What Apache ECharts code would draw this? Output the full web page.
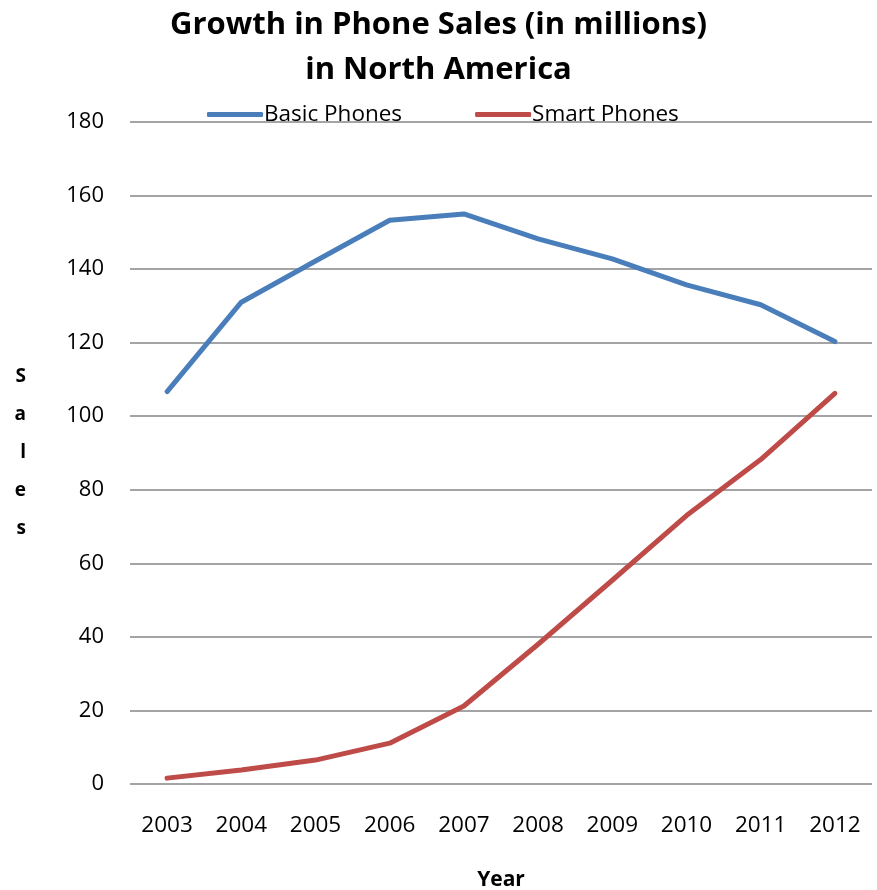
<!DOCTYPE html>
<html>
<head>
<meta charset="utf-8">
<script src="https://cdn.jsdelivr.net/npm/echarts@6/dist/echarts.min.js"></script>
<style>
  html, body { margin: 0; padding: 0; background: #fff; }
  #chart { width: 877px; height: 890px; }
</style>
</head>
<body>
<div id="chart"></div>
<script>
const years = ['2003', '2004', '2005', '2006', '2007', '2008', '2009', '2010', '2011', '2012']
const basicPhones = [106.7, 131, 142.2, 153.3, 155, 148.2, 142.8, 135.7, 130.3, 120.3]
const smartPhones = [1.6, 3.8, 6.5, 11.1, 21.2, 38, 55.4, 73, 88.2, 106.2]
const yTicks = [0, 20, 40, 60, 80, 100, 120, 140, 160, 180]

const chart = echarts.init(document.getElementById('chart'))
const font = '"Open Sans", Lato, sans-serif'

const option = {
  animation: false,
  title: {
    text: 'Growth in Phone Sales (in millions)\nin North America',
    left: 'center',
    top: -2,
    textStyle: { fontFamily: font, fontSize: 31, fontWeight: 'bold', color: '#000', lineHeight: 45 }
  },
  legend: {
    top: 103,
    left: 207,
    padding: 0,
    itemGap: 73,
    itemWidth: 56,
    itemHeight: 5,
    icon: 'roundRect',
    textStyle: { fontFamily: font, fontSize: 22.5, color: '#000', padding: [0, 0, 0, -4] },
    data: ['Basic Phones', 'Smart Phones']
  },
  grid: { left: 130, right: 5, top: 122, bottom: 106, outerBoundsMode: 'none' },
  xAxis: {
    type: 'category',
    data: years,
    name: 'Year',
    nameLocation: 'middle',
    nameGap: 86,
    nameTextStyle: { fontFamily: font, fontSize: 21, fontWeight: 'bold', color: '#000' },
    axisLine: { show: false },
    axisTick: { show: false },
    axisLabel: { fontFamily: font, fontSize: 22.5, color: '#000', margin: 30 }
  },
  yAxis: {
    type: 'value',
    min: yTicks[0],
    max: yTicks[yTicks.length - 1],
    interval: yTicks[1] - yTicks[0],
    name: 'S\na\nl\ne\ns',
    nameLocation: 'middle',
    nameRotate: 0,
    nameGap: 104,
    nameTextStyle: { fontFamily: font, fontSize: 19, fontWeight: 'bold', color: '#000', lineHeight: 38, padding: [16, 0, 0, 0] },
    axisLine: { show: false },
    axisTick: { show: false },
    axisLabel: { fontFamily: font, fontSize: 22, color: '#000', margin: 26 },
    splitLine: { lineStyle: { color: '#868686', width: 1.5 } }
  },
  series: [
    {
      name: 'Basic Phones',
      type: 'line',
      data: basicPhones,
      symbol: 'none',
      itemStyle: { color: '#4a7ebb' },
      lineStyle: { color: '#4a7ebb', width: 5, cap: 'round', join: 'round' }
    },
    {
      name: 'Smart Phones',
      type: 'line',
      data: smartPhones,
      symbol: 'none',
      itemStyle: { color: '#be4b48' },
      lineStyle: { color: '#be4b48', width: 5, cap: 'round', join: 'round' }
    }
  ]
}

chart.setOption(option)
window.addEventListener('resize', () => chart.resize())
</script>
</body>
</html>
----
PROBLEM STATEMENT =>
Without the pictures, retype the whole of the material above exactly.

THE OUTPUT =>
What Apache ECharts code would draw this? Output the full web page.
<!DOCTYPE html>
<html>
<head>
<meta charset="utf-8">
<script src="https://cdn.jsdelivr.net/npm/echarts@6/dist/echarts.min.js"></script>
<style>
  html, body { margin: 0; padding: 0; background: #fff; }
  #chart { width: 877px; height: 890px; }
</style>
</head>
<body>
<div id="chart"></div>
<script>
const years = ['2003', '2004', '2005', '2006', '2007', '2008', '2009', '2010', '2011', '2012']
const basicPhones = [106.7, 131, 142.2, 153.3, 155, 148.2, 142.8, 135.7, 130.3, 120.3]
const smartPhones = [1.6, 3.8, 6.5, 11.1, 21.2, 38, 55.4, 73, 88.2, 106.2]
const yTicks = [0, 20, 40, 60, 80, 100, 120, 140, 160, 180]

const chart = echarts.init(document.getElementById('chart'))
const font = '"Open Sans", Lato, sans-serif'

const option = {
  animation: false,
  title: {
    text: 'Growth in Phone Sales (in millions)\nin North America',
    left: 'center',
    top: -2,
    textStyle: { fontFamily: font, fontSize: 31, fontWeight: 'bold', color: '#000', lineHeight: 45 }
  },
  legend: {
    top: 103,
    left: 207,
    padding: 0,
    itemGap: 73,
    itemWidth: 56,
    itemHeight: 5,
    icon: 'roundRect',
    textStyle: { fontFamily: font, fontSize: 22.5, color: '#000', padding: [0, 0, 0, -4] },
    data: ['Basic Phones', 'Smart Phones']
  },
  grid: { left: 130, right: 5, top: 122, bottom: 106, outerBoundsMode: 'none' },
  xAxis: {
    type: 'category',
    data: years,
    name: 'Year',
    nameLocation: 'middle',
    nameGap: 86,
    nameTextStyle: { fontFamily: font, fontSize: 21, fontWeight: 'bold', color: '#000' },
    axisLine: { show: false },
    axisTick: { show: false },
    axisLabel: { fontFamily: font, fontSize: 22.5, color: '#000', margin: 30 }
  },
  yAxis: {
    type: 'value',
    min: yTicks[0],
    max: yTicks[yTicks.length - 1],
    interval: yTicks[1] - yTicks[0],
    name: 'S\na\nl\ne\ns',
    nameLocation: 'middle',
    nameRotate: 0,
    nameGap: 104,
    nameTextStyle: { fontFamily: font, fontSize: 19, fontWeight: 'bold', color: '#000', lineHeight: 38, padding: [16, 0, 0, 0] },
    axisLine: { show: false },
    axisTick: { show: false },
    axisLabel: { fontFamily: font, fontSize: 22, color: '#000', margin: 26 },
    splitLine: { lineStyle: { color: '#868686', width: 1.5 } }
  },
  series: [
    {
      name: 'Basic Phones',
      type: 'line',
      data: basicPhones,
      symbol: 'none',
      itemStyle: { color: '#4a7ebb' },
      lineStyle: { color: '#4a7ebb', width: 5, cap: 'round', join: 'round' }
    },
    {
      name: 'Smart Phones',
      type: 'line',
      data: smartPhones,
      symbol: 'none',
      itemStyle: { color: '#be4b48' },
      lineStyle: { color: '#be4b48', width: 5, cap: 'round', join: 'round' }
    }
  ]
}

chart.setOption(option)
window.addEventListener('resize', () => chart.resize())
</script>
</body>
</html>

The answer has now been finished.